Judge O'Brien told the defendant that he was only allowed to walk across it as any member of the public.

When the judge ruled in the commoners' favour most of the 25 villagers who had packed the public gallery - half the adult population of the small community near Cromer - broke down in tears.

The court heard that when Mr Harbord-Hamond inherited his family's Suffield estate in 2004 he set about trying to take over the management and ownership of the common on which the claimants had grazed cattle and used as a right of way with his predecessors' permission for decades.

In November 2004, Judge O'Brien said Mr Harbord-Hamond, 42, had written to a villager demanding £5,000 per year, or a lump sum of £50,000, to cut across the common to get to his house.

The next month he wrote to commons committee member Jean Price, demanding payment in respect of the past six years' grazing.

“He generously added the rider that if the last six years grazing fees weren't available he would have whatever money was left,” Judge O'Brien said.

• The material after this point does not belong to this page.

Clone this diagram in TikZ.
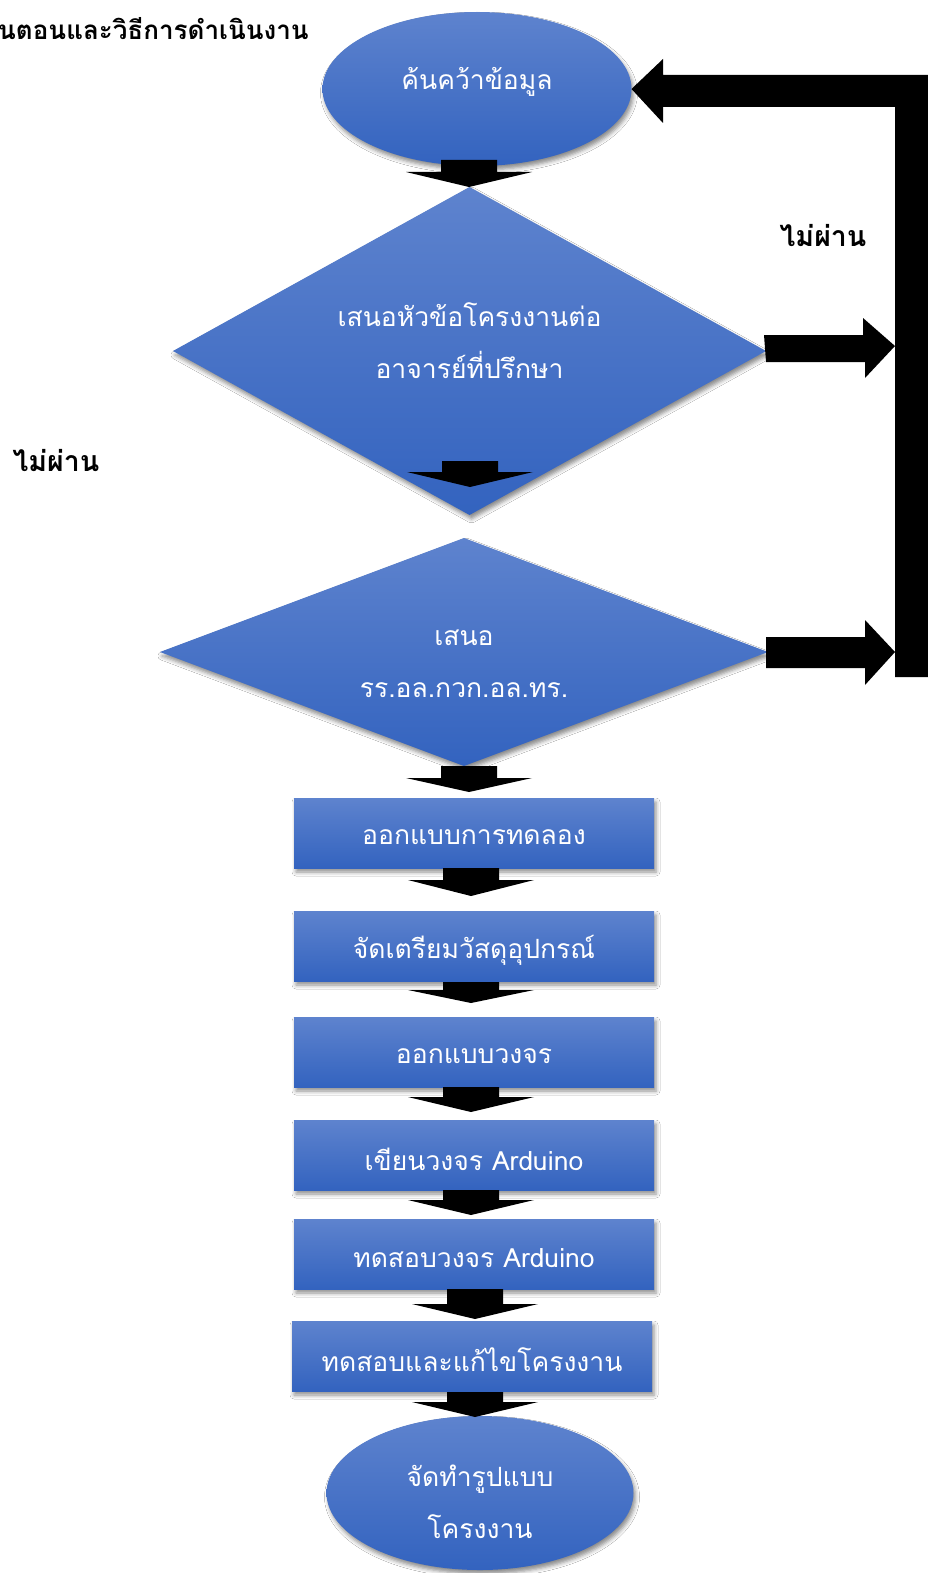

The court also heard Mr Harbord-Hamond had threatened to seize cattle grazing on the land, and removed gates so the animals could escape.

Mr Harbord-Hamond argued he had “paper title” of the land despite his family having sold the lordship of the manor of Hanworth in 1990 to Michael Barclay, of Hanworth Hall, who was happy to let villagers keep the common if it turned out he did have ownership.

The parties contested whether ownership of the common had stayed within the family's Suffield Estate following the sale.

However the judge ruled not only that the common would have been part of the manor but that this was irrelevant as the villagers could claim ownership since 1986 - the statutory 12 years since they had held the title to it.

“The claimants have won hands down on every issue,” said the judge.

The Judge ordered Mr Harbord-Hamond to pay costs of £55,000 with an interim payment of £25,000 within 28 days.

After the hearing, Robert Corbishley, chairman of Hanworth Commons Management Committee, said: “It has been very emotional, we are just so pleased that justice has triumphed. For two years our lives were stolen from us as we tried to assert our rights.”